This is an archived article that was published on sltrib.com in 2015, and information in the article may be outdated. It is provided only for personal research purposes and may not be reprinted.
Spouses of fallen police officers and firefighters would receive more financial support and other benefits under a bill introduced Wednesday in the Utah House.
If a public safety worker dies in the line of duty, spouses would receive six months' salary in a lump-sum payment, replacing current provisions for a payment of $1,000 to $1,500. Under House Bill 288, introduced by Rep. Paul Ray, R-Clearfield, departments also would be required to cover health insurance for surviving spouses (until they remarry or become eligible for Medicare) and children (up to age 26). Existing laws require no continued health coverage beyond a month after the death of the officer or firefighter.
That was the harsh reality facing Shante Johnson after her husband, Draper police Sgt. Derek Johnson, was shot to death Sept. 1, 2013. She now pays out of pocket for her family's health insurance.
"First of all, when your spouse is killed in the line of duty, you're picking a burial plot at the age of 31," Johnson told the Standard-Examiner. "And you're trying to cope with what your children are coping with, let alone, by the way, that your mortgage was due yesterday, you don't have health insurance anymore, and there's no income coming in.
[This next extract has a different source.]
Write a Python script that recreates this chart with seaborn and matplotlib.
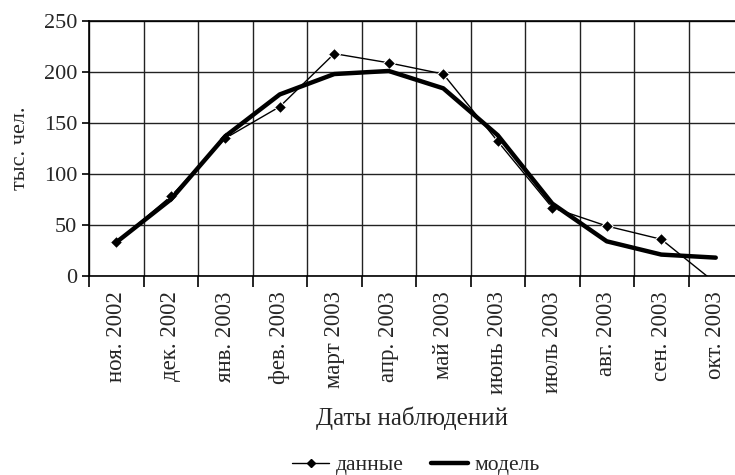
import numpy as np
import pandas as pd
import matplotlib
matplotlib.use("Agg")
import matplotlib.pyplot as plt
import seaborn as sns
from matplotlib.lines import Line2D

# ── data ────────────────────────────────────────────────────
months = ["ноя. 2002", "дек. 2002", "янв. 2003", "фев. 2003", "март 2003",
          "апр. 2003", "май 2003", "июнь 2003", "июль 2003", "авг. 2003",
          "сен. 2003", "окт. 2003"]
observed = [33, 78, 135, 166, 218, 209, 198, 132, 67, 49, 36, -7]
model = [33, 75, 137, 178, 198, 201, 184, 138, 71, 34, 21, 18]
y_ticks = [0, 50, 100, 150, 200, 250]

df = pd.DataFrame({"month": months, "данные": observed, "модель": model})

sns.set_style("white")
plt.rcParams["font.family"] = ["Liberation Serif", "DejaVu Serif"]

fig = plt.figure(figsize=(7.35, 4.75), dpi=100)
# axes runs a bit past the right edge, as in the cropped original
ax = fig.add_axes([89 / 735, 199 / 475, 654 / 735, 255 / 475])

sns.lineplot(data=df, x="month", y="данные", ax=ax, color="black",
             linewidth=1.0, marker="D", markersize=6.5, sort=False)
sns.lineplot(data=df, x="month", y="модель", ax=ax, color="black",
             linewidth=3.2, sort=False)

ax.set_xlim(-0.5, len(months) - 0.5)
ax.set_ylim(0, 250)

# grid cells between the months, labels in the middle of each cell
ax.set_xticks(np.arange(-0.5, len(months)), labels=[])
ax.set_xticks(np.arange(len(months)), labels=months, minor=True, rotation=90)
ax.set_yticks(y_ticks)
ax.tick_params(axis="x", which="major", length=8, width=1.2, color="black",
               direction="out", bottom=True)
ax.tick_params(axis="x", which="minor", length=0, labelsize=16.5, pad=11)
ax.tick_params(axis="y", length=5, width=1.2, color="black", left=True,
               labelsize=16)
ax.grid(True, which="major", color="#222222", linewidth=1.0)

for s in ax.spines.values():
    s.set_color("black")
    s.set_linewidth(1.2)

ax.set_xlabel("Даты наблюдений", fontsize=18)
ax.set_ylabel("тыс. чел.", fontsize=16, labelpad=10)
ax.xaxis.set_label_coords((412 - 89) / 654, -(407 - 276) / 255)

handles = [Line2D([], [], color="black", linewidth=1.0, marker="D", markersize=4),
           Line2D([], [], color="black", linewidth=3.2)]
fig.legend(handles, ["данные", "модель"], loc="center",
           bbox_to_anchor=(416 / 735, 1 - 465 / 475), ncol=2, frameon=False,
           fontsize=15.5, handlelength=1.7, columnspacing=1.3, handletextpad=0.3)

fig.savefig("out.png", dpi=100)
It's pretty intense."
The bill also orders agencies to help surviving spouses apply for death benefits. Nannette Wride said the bureaucracy was daunting to navigate after her husband, Utah County sheriff's Sgt. Cory Wride, was gunned down Jan. 30, 2014 in Eagle Mountain.
"Cory was the first death for Utah County," Wride said, "and they didn't know what to do they didn't know which benefits were available or what paperwork to fill out. So to be able to have a liaison with the state that can walk an agency through all those hoops is so much easier."